[Tough] Love and Its Doubts

The poem “Those Winter Sundays” by Robert Hayden stuck out to me when reading it in class. Everything from the title to the theme to the word austere was striking. As characterization between the parental figure and the son/daughter slowly starts to reveal itself, the poem solidifies how hardworking the father is and how sacrifice played a role in order for him to raise his child.

The father’s hardwork and how much time he devotes can be shown both in the title as well as in the first line of the poem. Having “Sundays” be plural shows how the father has not just worked one Sunday but many of them. Another key tem, “too”, in the first line shows shows that he works on Sundays on top of the other days he works. The “too” can also signify the uniqueness of Sunday. Typically, Sundays are seen as “Church” day or “Rest” day.

The term “austere” mentioned in the last line of the poem derives from the Greek, meaning “severe.” Severity can also be interpreted as “stern and cold in appearance or manner.” It way eye-opening to read the idea of “tough love” as it is not typically a concept I come across often while reading.

Referring back to the theme of tough love, the speaker doubts his father’s affections due to how he expressed his emotions. The speaker is alluding to his previous experiences with the repetition of “what did I know” in the second to last line. The rhetorical question asked by the speaker shows how clueless he was with how their father expressed his love. As the doubt and lack of gratitude from the speaker’s perspective became more apparent through a few readings of the poem, the poem started to remind me of an epigraph covered earlier in the semester. “Doubt is the big machine. It grinds up the delusions of women and men.” The speaker’s doubt is a crucial element in the poem that the author is addressing. The doubt is vital to recognize as the child was not confident about the relationship with their father. The delusion the child has brings a sort of disconnect to the narrative of their upbringing. Only when the child is grown is when the realization occurs that the winter sundays serve as a metaphor for hard work, which essentially symbolizes the expression of “tough” love between the father and child.

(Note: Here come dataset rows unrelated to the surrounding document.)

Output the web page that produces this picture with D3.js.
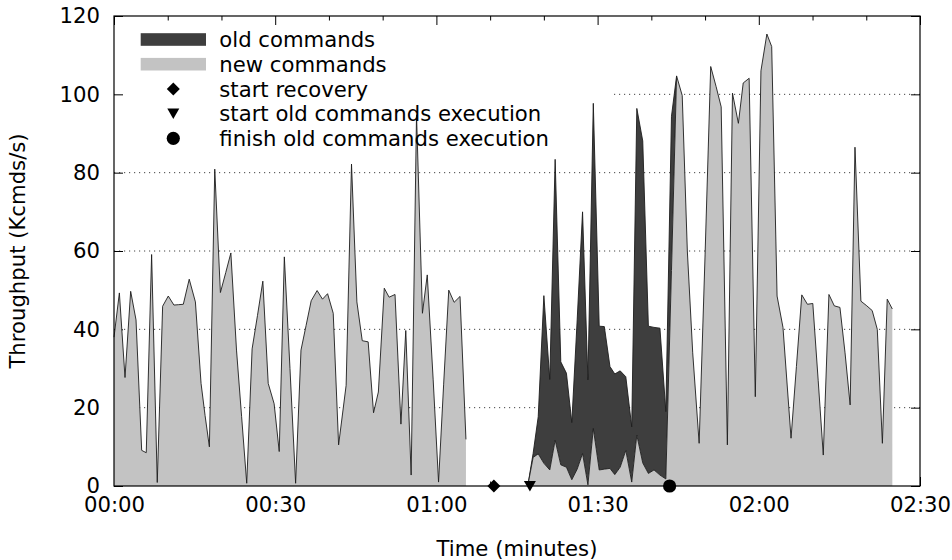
<!DOCTYPE html>
<html>
<head>
<meta charset="utf-8">
<script src="https://cdn.jsdelivr.net/npm/d3@7"></script>
<style>
  html, body { margin: 0; padding: 0; background: #fff; }
  svg { display: block; font-family: "DejaVu Sans", sans-serif; }
</style>
</head>
<body>
<svg id="chart" width="952" height="560"></svg>
<script>
// Throughput before the crash (new commands only), seconds and Kcmds/s
const timesBefore = [0.0, 1.0, 2.05, 3.1, 4.1, 5.15, 6.0, 7.0, 8.05, 9.05, 10.1, 11.15, 12.05, 12.9, 14.0, 15.15,
  16.2, 16.95, 17.75, 18.75, 19.8, 20.8, 21.75, 22.8, 23.75, 24.7, 25.7, 26.7, 27.7, 28.7, 29.8, 30.75, 31.7,
  32.75, 33.8, 34.8, 35.75, 36.7, 37.8, 38.8, 39.75, 40.8, 41.8, 43.2, 44.2, 45.2, 46.2, 47.3, 48.3, 49.2,
  50.3, 51.2, 52.3, 53.4, 54.3, 55.3, 56.3, 57.4, 58.3, 59.4, 60.4, 61.35, 62.3, 63.3, 64.4, 65.5];
const newBefore = [38, 49.3, 27.7, 49.7, 42.4, 9.1, 8.5, 59.1, 0.9, 45.9, 48.5, 46.2, 46.3, 46.4, 52.8, 47.0,
  26.2, 18.0, 10.0, 80.9, 49.4, 54.5, 59.5, 34.7, 17.7, 0.7, 35.0, 43.5, 52.3, 26.2, 21.0, 8.8, 58.5,
  30.0, 0.7, 34.7, 41.0, 47.3, 49.9, 47.7, 49.1, 44.1, 10.5, 25.7, 82.2, 47.0, 37.1, 36.8, 18.7, 24.0,
  50.5, 48.2, 48.9, 15.8, 39.7, 2.8, 94.8, 44.1, 53.9, 27.1, 1.0, 26.0, 50.0, 46.9, 48.4, 11.9];

// Throughput after recovery: new commands, plus old commands replayed on top
const timesAfter = [77.0, 78.0, 78.95, 80.0, 81.1, 82.1, 83.15, 84.2, 85.2, 86.2, 87.2, 88.2, 89.2, 90.3,
  91.25, 92.3, 93.2, 94.2, 95.25, 96.35, 97.3, 98.4, 99.45, 100.5, 101.6, 102.7, 103.75, 104.7,
  105.75, 106.7, 107.7, 108.9, 110.0, 111.05, 112.05, 113.0, 114.15, 115.1, 116.2, 117.1, 118.2, 119.35,
  120.4, 121.5, 122.4, 123.4, 124.5, 126.0, 127.0, 128.0, 129.05, 130.05, 131.05, 132.0, 133.05, 134.05,
  135.1, 136.05, 137.0, 137.9, 139.0, 140.1, 141.1, 142.05, 143.0, 143.9, 144.85];
const newAfter = [0, 7.3, 8.2, 5.8, 4.1, 11.7, 5.4, 4.8, 1.6, 4.3, 8.3, 0.3, 14.7, 4.1,
  4.3, 4.5, 2.9, 4.8, 9.1, 1.0, 13.0, 5.9, 3.2, 4.1, 2.8, 1.8, 55.0, 104.7,
  99.7, 60.0, 34.0, 10.9, 59.0, 107.1, 102.0, 96.8, 10.5, 100.3, 92.6, 102.9, 104.1, 22.8,
  106.0, 115.4, 112.2, 48.5, 40.5, 12.2, 30.5, 48.8, 46.4, 46.6, 27.0, 7.9, 48.9, 46.0,
  45.6, 34.0, 20.7, 86.5, 47.2, 46.0, 44.8, 40.0, 10.9, 47.7, 45.2];
// old commands, for the first timesAfter entries (77.0 s to 104.7 s)
const oldAfter = [0, 1.0, 9.5, 42.8, 23.1, 71.7, 26.3, 24.0, 14.6, 38.1, 61.7, 26.8, 83.0, 36.7,
  36.4, 26.0, 25.7, 24.6, 18.8, 14.1, 83.4, 82.2, 37.6, 36.4, 37.5, 17.2, 39.4, 0];

// Recovery events, in seconds
const eventLabels = ["start recovery", "start old commands execution", "finish old commands execution"];
const eventTimes = [70.7, 77.4, 103.4];
const eventShapes = ["diamond", "triangle", "circle"];

const seriesLabels = ["old commands", "new commands"];
const seriesColors = ["#3e3e3e", "#c3c3c3"];

const yTicks = [0, 20, 40, 60, 80, 100, 120];
const xTicks = [0, 30, 60, 90, 120, 150];
const xTickLabels = ["00:00", "00:30", "01:00", "01:30", "02:00", "02:30"];
const xMinorTicks = [10, 20, 40, 50, 70, 80, 100, 110, 130, 140];

const FONT = 21.2;

const svg = d3.select("#chart");
const x = d3.scaleLinear().domain([0, 150]).range([114, 920]);
const y = d3.scaleLinear().domain([0, 120]).range([486, 16]);

// horizontal grid lines
svg.append("g").selectAll("line")
  .data(yTicks.filter(v => v > 0 && v < 120))
  .join("line")
  .attr("x1", x(0)).attr("x2", x(150))
  .attr("y1", d => y(d)).attr("y2", d => y(d))
  .attr("stroke", "#444").attr("stroke-width", 1)
  .attr("stroke-dasharray", "1.2,3.8");

// key background hides the grid behind it
svg.append("rect")
  .attr("x", x(0) + 0.5).attr("y", 24).attr("width", 612 - x(0)).attr("height", 128)
  .attr("fill", "#fff");

function styleAxis(g) {
  g.select(".domain").remove();
  g.selectAll(".tick line").attr("stroke", "#000").attr("stroke-width", 1);
  g.selectAll("text").attr("font-size", FONT).attr("fill", "#000")
    .attr("font-family", "DejaVu Sans");
}

// inward ticks on all four sides
svg.append("g").attr("transform", `translate(0,${y(0)})`)
  .call(d3.axisBottom(x).tickValues(xTicks).tickFormat((d, i) => xTickLabels[i]).tickSize(-9).tickPadding(11))
  .call(styleAxis);
svg.append("g").attr("transform", `translate(0,${y(0)})`)
  .call(d3.axisBottom(x).tickValues(xMinorTicks).tickFormat("").tickSize(-4.5))
  .call(styleAxis);
svg.append("g").attr("transform", `translate(0,${y(120)})`)
  .call(d3.axisTop(x).tickValues(xTicks).tickFormat("").tickSize(-9))
  .call(styleAxis);
svg.append("g").attr("transform", `translate(0,${y(120)})`)
  .call(d3.axisTop(x).tickValues(xMinorTicks).tickFormat("").tickSize(-4.5))
  .call(styleAxis);
svg.append("g").attr("transform", `translate(${x(0)},0)`)
  .call(d3.axisLeft(y).tickValues(yTicks).tickSize(-9).tickPadding(14))
  .call(styleAxis);
svg.append("g").attr("transform", `translate(${x(150)},0)`)
  .call(d3.axisRight(y).tickValues(yTicks).tickFormat("").tickSize(-9))
  .call(styleAxis);

// data layers
const before = timesBefore.map((t, i) => ({ t, new: newBefore[i], old: 0 }));
const after = timesAfter.map((t, i) => ({ t, new: newAfter[i], old: 0 }));
const recovery = after.slice(0, oldAfter.length).map((d, i) => ({ ...d, old: oldAfter[i] }));

const stacked = d3.stack().keys(["new", "old"])(recovery);

const areaNew = d3.area().x(d => x(d.t)).y0(y(0)).y1(d => y(d.new));
const lineNew = d3.line().x(d => x(d.t)).y(d => y(d.new));
const areaOld = d3.area().x(d => x(d.data.t)).y0(d => y(d[0])).y1(d => y(d[1]));
const lineOld = d3.line().x(d => x(d.data.t)).y(d => y(d[1]));

const plot = svg.append("g");
plot.append("path").datum(stacked[1]).attr("d", areaOld).attr("fill", seriesColors[0]);
plot.append("path").datum(stacked[1]).attr("d", lineOld)
  .attr("fill", "none").attr("stroke", "#1c1c1c").attr("stroke-width", 0.9);
[before, after].forEach(seg => {
  plot.append("path").datum(seg).attr("d", areaNew).attr("fill", seriesColors[1]);
  plot.append("path").datum(seg).attr("d", lineNew)
    .attr("fill", "none").attr("stroke", "#1c1c1c").attr("stroke-width", 0.9)
    .attr("stroke-linejoin", "miter");
});

// frame
svg.append("rect")
  .attr("x", x(0)).attr("y", y(120)).attr("width", x(150) - x(0)).attr("height", y(0) - y(120))
  .attr("fill", "none").attr("stroke", "#000").attr("stroke-width", 1.2);

// marker shapes
function markerPath(shape) {
  if (shape === "diamond") return "M0,-6.5L6.5,0L0,6.5L-6.5,0Z";
  if (shape === "triangle") return "M-6,-5L6,-5L0,5.5Z";
  return d3.arc()({ innerRadius: 0, outerRadius: 6.6, startAngle: 0, endAngle: 2 * Math.PI });
}

// event markers on the time axis
svg.append("g").selectAll("path")
  .data(eventTimes.map((t, i) => ({ t, shape: eventShapes[i] })))
  .join("path")
  .attr("transform", d => `translate(${x(d.t)},${y(0)})`)
  .attr("d", d => markerPath(d.shape))
  .attr("fill", "#000");

// key
const keyRows = [
  { label: seriesLabels[0], kind: "swatch", color: seriesColors[0] },
  { label: seriesLabels[1], kind: "swatch", color: seriesColors[1] },
  ...eventLabels.map((l, i) => ({ label: l, kind: eventShapes[i] }))
];
const key = svg.append("g");
keyRows.forEach((r, i) => {
  const cy = 39.5 + i * 24.7;
  if (r.kind === "swatch") {
    key.append("rect").attr("x", 140.7).attr("y", cy - 6.3).attr("width", 65.3).attr("height", 12.6)
      .attr("fill", r.color);
  } else {
    key.append("path").attr("transform", `translate(173.3,${cy})`)
      .attr("d", markerPath(r.kind)).attr("fill", "#000");
  }
  key.append("text")
    .attr("x", 219.3).attr("y", cy)
    .attr("dy", "0.36em")
    .attr("font-size", FONT)
    .text(r.label);
});

// axis titles
svg.append("text")
  .attr("x", (x(0) + x(150)) / 2).attr("y", 556)
  .attr("text-anchor", "middle").attr("font-size", FONT).text("Time (minutes)");
svg.append("text")
  .attr("transform", `translate(25,${(y(0) + y(120)) / 2}) rotate(-90)`)
  .attr("text-anchor", "middle").attr("font-size", FONT).text("Throughput (Kcmds/s)");
</script>
</body>
</html>
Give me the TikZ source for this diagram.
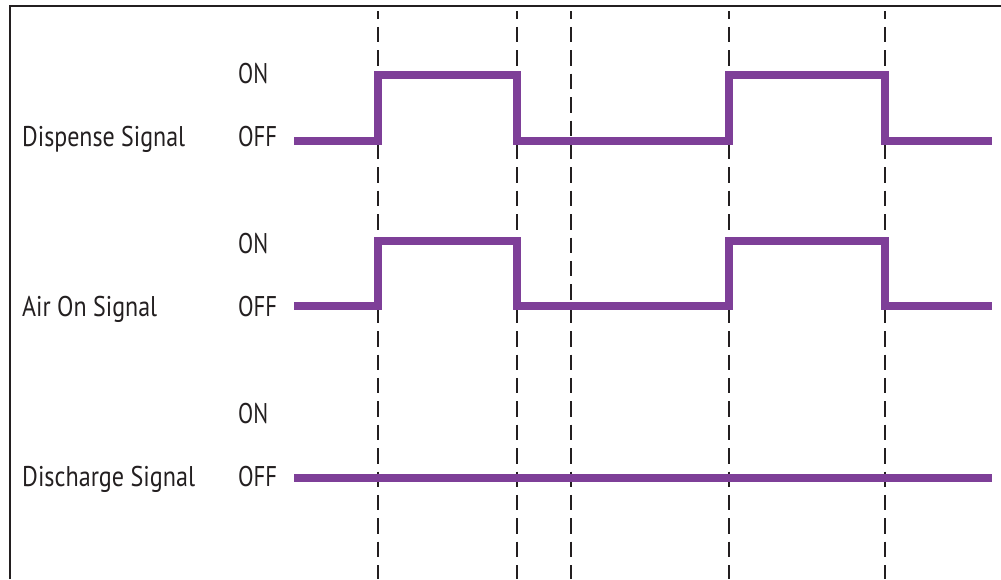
\documentclass[tikz,border=0pt]{standalone}
\usepackage{fontspec}
\setmainfont{PT Sans}
\usepackage{graphicx}
\definecolor{sig}{HTML}{7E3F98}
\definecolor{ink}{HTML}{231F20}
\begin{document}
\begin{tikzpicture}[x=1pt,y=-1pt,
  lbl/.style={anchor=base west, inner sep=0pt, font=\fontsize{28.5}{30}\selectfont, text=ink},
  sigline/.style={draw=sig, line width=8pt, line join=miter},
  gridline/.style={draw=ink, line width=2.2pt, dash pattern=on 15.5pt off 7.9pt, dash phase=7.5pt}]
\useasboundingbox (0,0) rectangle (1001,579);
% frame
\draw[ink, line width=2.2pt] (10,579) -- (10,5.7) -- (1001,5.7);
% timing guides
\foreach \x in {378,517,571,729,885} \draw[gridline] (\x,11) -- (\x,579);
% labels
\node[lbl] (dsp) at (22,146.7) {\resizebox{163pt}{\height}{Dispense Signal}};
\node[lbl] (dspon) at (238,83) {\resizebox{30pt}{\height}{ON}};
\node[lbl] (dspoff) at (238,146.7) {\resizebox{39pt}{\height}{OFF}};
\node[lbl] (air) at (22,316.7) {\resizebox{135pt}{\height}{Air On Signal}};
\node[lbl] (airon) at (238,253) {\resizebox{30pt}{\height}{ON}};
\node[lbl] (airoff) at (238,316.7) {\resizebox{39pt}{\height}{OFF}};
\node[lbl] (dis) at (22,486.7) {\resizebox{173pt}{\height}{Discharge Signal}};
\node[lbl] (dison) at (238,423) {\resizebox{30pt}{\height}{ON}};
\node[lbl] (disoff) at (238,486.7) {\resizebox{39pt}{\height}{OFF}};
% signals
\draw[sigline] (294,141) -- (378,141) -- (378,75) -- (517,75) -- (517,141) -- (729,141) -- (729,75) -- (885,75) -- (885,141) -- (992,141);
\draw[sigline] (294,306) -- (378,306) -- (378,241) -- (517,241) -- (517,306) -- (729,306) -- (729,241) -- (885,241) -- (885,306) -- (992,306);
\draw[sigline] (294,477.5) -- (992,477.5);
\end{tikzpicture}
\end{document}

A specific point at which The Big Machine by Victor Lavalle showcases the idea of of tough love is when when stating “A mother’s reward for running away is hate, but a father’s is adoration.” This mentality of tough love, or disappearance altogether, is justified as affection. This type of affection could be misleading to the child, showed similarly in the poem.

The idea of “tough love” is seen as varied and not the “typical” fuzzy way and affectionate way of showing love. This “other” type of showing affection is usually undervalued or not discussed as frequently due to the doubts associated with it. This atypical narrative was refreshing to read about in class.